[SUPPLIED DATA start]

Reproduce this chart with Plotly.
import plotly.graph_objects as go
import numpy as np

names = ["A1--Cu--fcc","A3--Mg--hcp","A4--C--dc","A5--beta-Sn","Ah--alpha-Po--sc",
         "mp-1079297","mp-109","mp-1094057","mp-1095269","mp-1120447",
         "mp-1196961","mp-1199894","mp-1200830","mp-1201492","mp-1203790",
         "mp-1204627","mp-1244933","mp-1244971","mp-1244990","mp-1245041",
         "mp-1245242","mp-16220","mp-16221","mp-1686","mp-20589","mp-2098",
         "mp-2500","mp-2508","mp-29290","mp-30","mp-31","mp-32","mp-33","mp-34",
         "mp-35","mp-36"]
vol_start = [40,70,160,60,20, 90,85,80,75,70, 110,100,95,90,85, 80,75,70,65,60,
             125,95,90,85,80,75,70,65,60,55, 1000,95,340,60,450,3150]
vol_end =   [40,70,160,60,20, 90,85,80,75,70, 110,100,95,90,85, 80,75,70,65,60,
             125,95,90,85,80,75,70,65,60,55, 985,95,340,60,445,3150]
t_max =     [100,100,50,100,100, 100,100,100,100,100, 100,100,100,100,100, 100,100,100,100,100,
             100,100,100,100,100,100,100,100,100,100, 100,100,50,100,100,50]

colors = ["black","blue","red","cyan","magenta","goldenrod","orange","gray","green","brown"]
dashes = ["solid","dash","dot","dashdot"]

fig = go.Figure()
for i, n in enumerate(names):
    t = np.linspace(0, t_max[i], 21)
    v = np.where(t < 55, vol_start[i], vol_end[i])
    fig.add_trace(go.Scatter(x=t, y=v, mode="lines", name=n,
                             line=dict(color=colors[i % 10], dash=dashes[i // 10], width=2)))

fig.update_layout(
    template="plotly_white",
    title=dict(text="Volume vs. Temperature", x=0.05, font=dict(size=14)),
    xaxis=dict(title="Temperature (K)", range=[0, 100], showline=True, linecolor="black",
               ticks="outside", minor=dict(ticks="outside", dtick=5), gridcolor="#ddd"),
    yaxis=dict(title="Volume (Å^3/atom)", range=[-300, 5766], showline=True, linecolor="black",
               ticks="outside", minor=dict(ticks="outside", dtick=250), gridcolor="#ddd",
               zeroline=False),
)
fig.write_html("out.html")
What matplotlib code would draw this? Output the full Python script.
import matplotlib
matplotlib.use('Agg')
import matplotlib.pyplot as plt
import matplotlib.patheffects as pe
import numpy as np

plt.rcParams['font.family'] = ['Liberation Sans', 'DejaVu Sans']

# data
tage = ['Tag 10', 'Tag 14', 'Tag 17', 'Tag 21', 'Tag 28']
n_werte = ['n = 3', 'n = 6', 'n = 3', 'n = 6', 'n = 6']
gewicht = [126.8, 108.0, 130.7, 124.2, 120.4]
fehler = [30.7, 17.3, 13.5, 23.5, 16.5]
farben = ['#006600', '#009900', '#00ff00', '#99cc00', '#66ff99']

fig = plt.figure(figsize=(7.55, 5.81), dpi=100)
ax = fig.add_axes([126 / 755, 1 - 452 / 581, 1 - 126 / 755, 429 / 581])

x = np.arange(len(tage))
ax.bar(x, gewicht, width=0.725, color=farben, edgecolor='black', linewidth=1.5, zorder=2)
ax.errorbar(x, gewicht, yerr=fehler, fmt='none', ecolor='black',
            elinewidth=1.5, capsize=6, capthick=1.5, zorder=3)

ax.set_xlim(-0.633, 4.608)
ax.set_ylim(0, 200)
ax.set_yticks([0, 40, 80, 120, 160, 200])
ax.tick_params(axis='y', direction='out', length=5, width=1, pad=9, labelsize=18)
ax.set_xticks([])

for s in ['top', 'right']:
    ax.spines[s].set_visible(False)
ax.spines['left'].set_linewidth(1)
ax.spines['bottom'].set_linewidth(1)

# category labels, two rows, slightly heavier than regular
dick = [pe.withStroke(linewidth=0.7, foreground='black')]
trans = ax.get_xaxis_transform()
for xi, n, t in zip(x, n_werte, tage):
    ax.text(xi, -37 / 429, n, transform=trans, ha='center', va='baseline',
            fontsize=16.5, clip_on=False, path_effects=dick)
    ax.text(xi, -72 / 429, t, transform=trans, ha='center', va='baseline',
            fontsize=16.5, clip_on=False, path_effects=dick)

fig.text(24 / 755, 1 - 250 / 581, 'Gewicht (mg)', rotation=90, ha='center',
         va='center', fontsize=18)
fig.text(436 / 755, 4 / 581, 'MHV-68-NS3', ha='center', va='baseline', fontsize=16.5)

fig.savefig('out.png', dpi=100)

[SUPPLIED DATA end]

THE TASK: Track down the lines that include the word "matplotlib" and copy them.

FINAL RESULT:
What matplotlib code would draw this? Output the full Python script.
import matplotlib
matplotlib.use('Agg')
import matplotlib.pyplot as plt
import matplotlib.patheffects as pe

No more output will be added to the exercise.